‘Rain World’ Review: Deceivingly Cute, Deceptively Difficult

2.5
out of 5

Rain World is a new indie title from developer Videocult and published by Adult Swim Games. Players take on the role of an odd, but cute, creature called a “slugcat,” who has lost his family. Find food, shelter, and avoid predators on your quest to find your way back to your loved ones. Part side-scrolling platformer and part survival game, Rain World is a creative and artistic feast for the eyes. Just don’t be fooled by the cute factor, it is no walk in the park.

Rain World starts out pretty standard after the storyboard intro, but the graphics and environmental effects are the first thing to stand out. The pixel art style is amazing and very different. The water effects are gorgeous and levels are beautifully designed. Water, or the rain, is constantly a threat and will kill your slugcat. Players must navigate each screen carefully, leaping and climbing, and then traversing between areas with little tunnels. As well, each area usually contains randomly generated predators that can easily kill and drag your cute little corpse away.

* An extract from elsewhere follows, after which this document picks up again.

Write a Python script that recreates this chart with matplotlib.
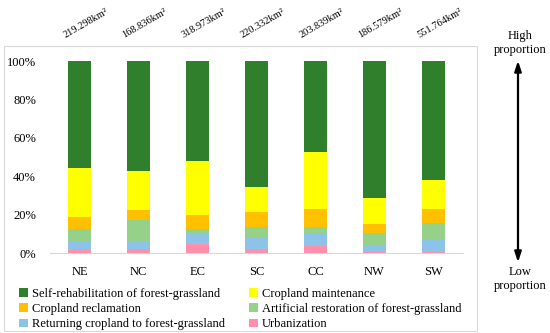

Each area is a test of survival and patience. Slugcat must make his way to little waterproof havens to hibernate. These also act as a save points. To be able to hibernate, players must collect at least four “food bubble” indicators worth of food. You can catch flies and pick fruit, each providing a single bubble, but planning for this should always be a priority. These safe zones are unfortunately few and far between and one of the many challenges of Rain World. Whenever your slugcat dies, players must start over at this safe area, and sometimes it is a long way back to where you died. If you can even make it that far again.

The controls in Rain World are touchy, to say the least. This has to be my biggest complaint. Some games are hard; the challenge is enjoyed by some players more than others. Rain World isn’t just challenging, it’s frustrating. The controls are so touchy that it can be unfair. Many times I would leap to a rope and push up to grab it (no tutorial tells you this, it is learned the hard way) only to miss and fall to my doom. I know I pushed up, it’s unfair, but the bigger question is, why do I need to? Why are the controls so complicated in the first place?

For some reason Rain World tosses in the random spawning locations of enemy predators as well. They change every time you die. At times your poor slugcat will go through a tunnel to the next area only to emerge and be eaten before the player has any chance to react! That cute little bugger never had a chance. In times that you aren’t caught by surprise, your slugcat can either run away or pointlessly throw sticks at the predators 10 times his size. Even the smaller enemies in later levels have throwing spears! It seems a tad unbalanced. My slugcat was doomed from the beginning. As was Rain World unfortunately.

An incredible concept in game design and art style out of the gate, Rain World had the potential to be amazing. I applaud Videocult for their art direction, creativity, graphics, and innovative pairing of side-scrolling platformer and survival game, but alas, the end result is a frustrating game that only left me angry. I really wish developers would just build in options to make their games more difficult, leaving it to the player to choose. Then there would be more save locations and maybe your slugcat could take a couple hits before being eaten in one bite. Poor slugcat. Hopefully Rain World will see an update that corrects these issues.

Rain World is available now on PlayStation 4 and Steam. This review is based on a PS4 copy provided for that purpose.